Das israelische Parlament hat in der Nacht zum 28. Februar die Regierung von Ministerpräsident Ariel Scharon bestätigt. Nach israelischen Medienangaben stimmten 66 der 120 Abgeordneten der Knesset dafür und 48 dagegen. Nach der Abstimmung wurde Scharon vereidigt. - Außenminister Joschka Fischer hat Schalom zur Amtsübernahme gratuliert. "Die Bundesregierung wird Israel auch künftig nach Kräften auf dem Weg zu einem Frieden in Sicherheit unterstützen", heißt es in dem Glückwunschschreiben Fischers.

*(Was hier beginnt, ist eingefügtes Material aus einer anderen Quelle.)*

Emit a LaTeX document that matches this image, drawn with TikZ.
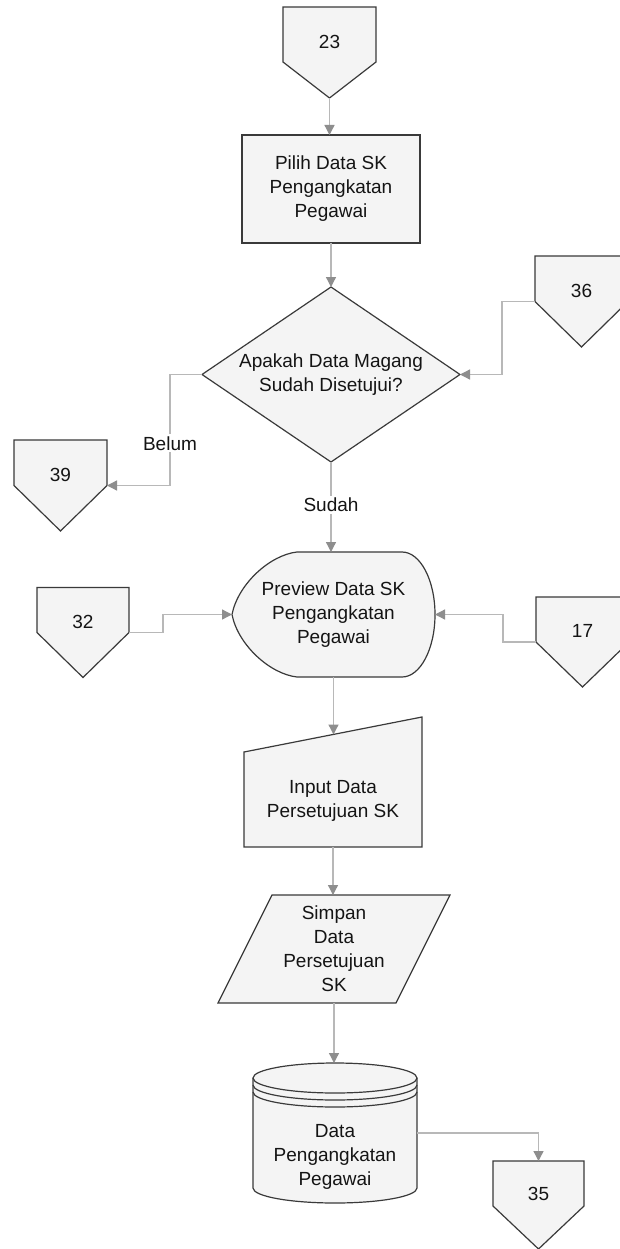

Bei einem Feuergefecht zwischen israelischen Soldaten und Palästinensern im südlichen Gazastreifen wurden am 28. Februar nach Berichten des israelischen Armeesenders drei palästinensische Kinder verletzt.

Palästinenserpräsident Jassir Arafat will nach UN-Angaben bereits Ende kommender Woche einen Ministerpräsidenten ernennen. Im Laufe der Woche sei zunächst ein Treffen des Zentralrats der Palästinensischen Befreiungsorganisation (PLO) vorgesehen, sagte der UN-Nahostbeauftragte Terje Roed-Larsen am 28. Februar nach einem Gespräch mit Arafat in Ramallah. Auf einer Sitzung des Palästinenserparlaments am 1. März wolle Arafat dann den Namen des neuen Ministerpräsidenten verkünden. Beide Institutionen müssen der Reform noch zustimmen. Ein Vertreter der Palästinenserführung nannte gegenüber der Nachrichtenagentur AFP dagegen den 11. März als Termin für die Sitzung des Parlaments.